# Data to use:
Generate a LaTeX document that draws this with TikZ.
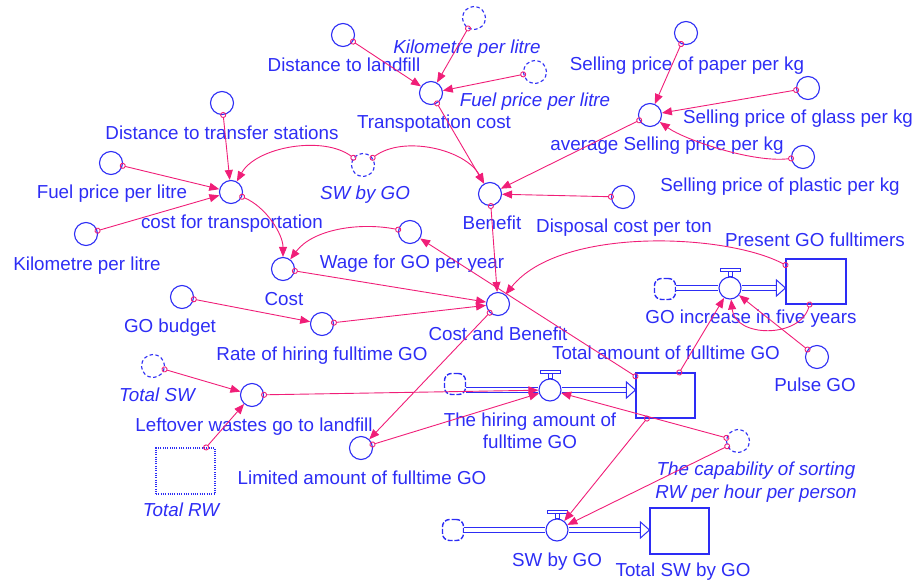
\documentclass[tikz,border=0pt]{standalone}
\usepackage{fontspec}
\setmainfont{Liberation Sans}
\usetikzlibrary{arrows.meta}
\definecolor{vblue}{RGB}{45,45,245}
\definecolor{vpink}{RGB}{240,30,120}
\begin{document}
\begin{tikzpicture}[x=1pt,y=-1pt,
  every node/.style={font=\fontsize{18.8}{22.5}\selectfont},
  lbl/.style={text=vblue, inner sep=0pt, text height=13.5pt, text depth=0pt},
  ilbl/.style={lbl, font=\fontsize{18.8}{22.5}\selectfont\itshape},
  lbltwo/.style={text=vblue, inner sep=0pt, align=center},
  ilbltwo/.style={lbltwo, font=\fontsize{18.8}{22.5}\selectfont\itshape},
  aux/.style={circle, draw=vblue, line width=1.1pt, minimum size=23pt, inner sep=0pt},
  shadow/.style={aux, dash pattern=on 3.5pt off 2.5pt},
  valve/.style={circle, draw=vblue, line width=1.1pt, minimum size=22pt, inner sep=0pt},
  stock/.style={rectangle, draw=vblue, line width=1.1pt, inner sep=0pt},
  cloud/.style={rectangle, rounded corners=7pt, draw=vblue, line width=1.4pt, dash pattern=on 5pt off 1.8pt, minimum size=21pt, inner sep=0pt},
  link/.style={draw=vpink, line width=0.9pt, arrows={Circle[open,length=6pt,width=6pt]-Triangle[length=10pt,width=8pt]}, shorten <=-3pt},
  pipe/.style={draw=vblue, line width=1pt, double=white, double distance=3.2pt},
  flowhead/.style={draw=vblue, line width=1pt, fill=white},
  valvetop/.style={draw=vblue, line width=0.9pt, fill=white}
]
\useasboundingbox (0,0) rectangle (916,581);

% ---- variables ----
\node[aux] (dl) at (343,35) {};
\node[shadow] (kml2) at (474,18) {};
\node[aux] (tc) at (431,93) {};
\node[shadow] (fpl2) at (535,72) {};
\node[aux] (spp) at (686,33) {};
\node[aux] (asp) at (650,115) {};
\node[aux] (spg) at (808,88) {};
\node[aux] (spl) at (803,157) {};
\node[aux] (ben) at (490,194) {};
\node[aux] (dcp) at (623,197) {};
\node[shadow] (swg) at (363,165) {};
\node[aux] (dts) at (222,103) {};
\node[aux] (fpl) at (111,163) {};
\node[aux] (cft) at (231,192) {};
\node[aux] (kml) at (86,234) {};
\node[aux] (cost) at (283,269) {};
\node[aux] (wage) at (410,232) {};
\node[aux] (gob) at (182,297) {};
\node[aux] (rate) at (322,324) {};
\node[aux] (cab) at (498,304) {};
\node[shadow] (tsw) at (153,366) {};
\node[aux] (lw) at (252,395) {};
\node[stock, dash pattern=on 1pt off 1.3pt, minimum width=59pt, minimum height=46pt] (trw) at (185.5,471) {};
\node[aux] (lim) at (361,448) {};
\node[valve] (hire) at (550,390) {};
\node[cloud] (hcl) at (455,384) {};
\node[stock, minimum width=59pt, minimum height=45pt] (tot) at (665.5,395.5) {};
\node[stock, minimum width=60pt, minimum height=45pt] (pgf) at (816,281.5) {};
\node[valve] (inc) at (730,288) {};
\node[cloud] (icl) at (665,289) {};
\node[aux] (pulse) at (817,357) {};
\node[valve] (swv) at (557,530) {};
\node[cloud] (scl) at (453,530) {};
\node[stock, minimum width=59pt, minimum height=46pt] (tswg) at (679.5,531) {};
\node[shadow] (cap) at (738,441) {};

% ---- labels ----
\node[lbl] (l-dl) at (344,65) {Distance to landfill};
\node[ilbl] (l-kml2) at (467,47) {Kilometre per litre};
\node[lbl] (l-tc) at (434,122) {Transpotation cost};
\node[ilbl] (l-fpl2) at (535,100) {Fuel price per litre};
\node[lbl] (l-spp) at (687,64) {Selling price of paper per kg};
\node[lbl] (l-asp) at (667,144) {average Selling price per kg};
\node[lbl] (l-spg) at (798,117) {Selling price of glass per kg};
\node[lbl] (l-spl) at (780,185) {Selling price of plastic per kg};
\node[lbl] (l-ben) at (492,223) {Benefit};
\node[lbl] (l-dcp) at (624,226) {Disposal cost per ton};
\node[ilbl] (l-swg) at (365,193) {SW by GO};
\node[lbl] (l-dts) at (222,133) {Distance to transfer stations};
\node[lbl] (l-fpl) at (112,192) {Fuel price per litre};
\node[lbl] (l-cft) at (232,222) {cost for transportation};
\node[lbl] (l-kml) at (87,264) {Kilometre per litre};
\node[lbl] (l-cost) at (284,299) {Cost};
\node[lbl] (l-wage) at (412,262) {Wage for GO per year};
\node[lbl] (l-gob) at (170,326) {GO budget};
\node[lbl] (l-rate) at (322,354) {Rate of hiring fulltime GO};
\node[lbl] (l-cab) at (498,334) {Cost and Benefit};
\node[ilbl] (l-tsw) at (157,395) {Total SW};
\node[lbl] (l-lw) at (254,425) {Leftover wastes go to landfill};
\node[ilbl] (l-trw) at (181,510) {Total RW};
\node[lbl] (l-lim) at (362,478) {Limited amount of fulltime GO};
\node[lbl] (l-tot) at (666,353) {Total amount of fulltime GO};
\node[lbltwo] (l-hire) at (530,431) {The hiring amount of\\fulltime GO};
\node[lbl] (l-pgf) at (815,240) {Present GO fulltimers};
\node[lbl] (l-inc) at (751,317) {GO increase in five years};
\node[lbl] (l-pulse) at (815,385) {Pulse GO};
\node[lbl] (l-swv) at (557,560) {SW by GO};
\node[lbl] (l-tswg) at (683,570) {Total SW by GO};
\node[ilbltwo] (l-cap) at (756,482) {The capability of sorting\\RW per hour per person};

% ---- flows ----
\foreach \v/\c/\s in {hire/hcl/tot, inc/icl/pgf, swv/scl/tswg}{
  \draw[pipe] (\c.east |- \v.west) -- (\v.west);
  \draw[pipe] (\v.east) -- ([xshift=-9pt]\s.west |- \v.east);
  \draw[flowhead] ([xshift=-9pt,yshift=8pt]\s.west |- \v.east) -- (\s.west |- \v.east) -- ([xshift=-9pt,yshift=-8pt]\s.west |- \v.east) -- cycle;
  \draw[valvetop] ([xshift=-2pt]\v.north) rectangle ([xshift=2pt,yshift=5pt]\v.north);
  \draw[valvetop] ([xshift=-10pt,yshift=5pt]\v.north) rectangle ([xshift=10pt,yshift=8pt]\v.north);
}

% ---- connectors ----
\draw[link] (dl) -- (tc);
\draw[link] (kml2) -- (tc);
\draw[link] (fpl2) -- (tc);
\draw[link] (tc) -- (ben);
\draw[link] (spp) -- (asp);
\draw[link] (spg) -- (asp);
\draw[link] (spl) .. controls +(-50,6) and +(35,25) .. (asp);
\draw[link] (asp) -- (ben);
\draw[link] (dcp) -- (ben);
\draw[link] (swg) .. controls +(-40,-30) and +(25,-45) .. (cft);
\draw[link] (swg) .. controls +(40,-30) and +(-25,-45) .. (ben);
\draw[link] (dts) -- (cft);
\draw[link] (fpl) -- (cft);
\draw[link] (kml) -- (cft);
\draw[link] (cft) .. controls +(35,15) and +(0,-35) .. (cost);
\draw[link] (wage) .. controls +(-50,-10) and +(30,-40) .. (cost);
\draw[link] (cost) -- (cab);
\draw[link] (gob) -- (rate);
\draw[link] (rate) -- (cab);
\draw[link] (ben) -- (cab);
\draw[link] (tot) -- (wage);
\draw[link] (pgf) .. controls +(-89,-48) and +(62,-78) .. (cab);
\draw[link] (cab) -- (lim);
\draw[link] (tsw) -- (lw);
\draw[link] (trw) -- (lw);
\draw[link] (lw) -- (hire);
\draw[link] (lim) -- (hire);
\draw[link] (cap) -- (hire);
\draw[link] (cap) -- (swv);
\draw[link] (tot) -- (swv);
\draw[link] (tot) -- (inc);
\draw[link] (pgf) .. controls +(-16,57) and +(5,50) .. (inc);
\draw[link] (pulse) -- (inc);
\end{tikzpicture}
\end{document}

--

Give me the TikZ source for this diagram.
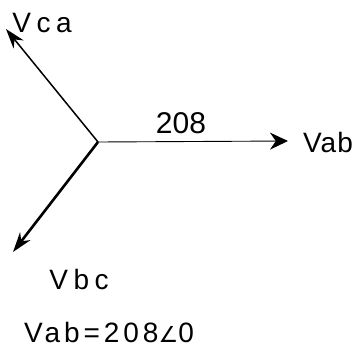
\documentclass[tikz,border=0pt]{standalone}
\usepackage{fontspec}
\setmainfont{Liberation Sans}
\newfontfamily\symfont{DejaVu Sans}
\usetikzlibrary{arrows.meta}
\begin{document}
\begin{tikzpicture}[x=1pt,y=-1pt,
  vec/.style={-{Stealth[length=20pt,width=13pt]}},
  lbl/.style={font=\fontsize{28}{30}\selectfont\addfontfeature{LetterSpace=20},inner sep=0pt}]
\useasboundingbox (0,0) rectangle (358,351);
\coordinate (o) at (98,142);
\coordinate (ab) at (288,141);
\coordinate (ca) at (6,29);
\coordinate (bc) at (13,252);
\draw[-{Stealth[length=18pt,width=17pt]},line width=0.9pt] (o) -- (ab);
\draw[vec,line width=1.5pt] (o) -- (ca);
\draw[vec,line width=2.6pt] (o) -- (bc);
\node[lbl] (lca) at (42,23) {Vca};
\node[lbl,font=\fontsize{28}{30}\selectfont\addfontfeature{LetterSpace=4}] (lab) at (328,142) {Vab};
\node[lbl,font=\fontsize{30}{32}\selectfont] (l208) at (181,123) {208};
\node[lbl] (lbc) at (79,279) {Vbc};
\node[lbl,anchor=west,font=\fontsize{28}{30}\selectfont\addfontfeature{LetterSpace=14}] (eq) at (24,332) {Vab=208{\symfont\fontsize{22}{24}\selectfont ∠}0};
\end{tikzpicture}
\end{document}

# Request:
List the lines of the material in which the word "this" occurs.

# Solution below:
Generate a LaTeX document that draws this with TikZ.
Give me the TikZ source for this diagram.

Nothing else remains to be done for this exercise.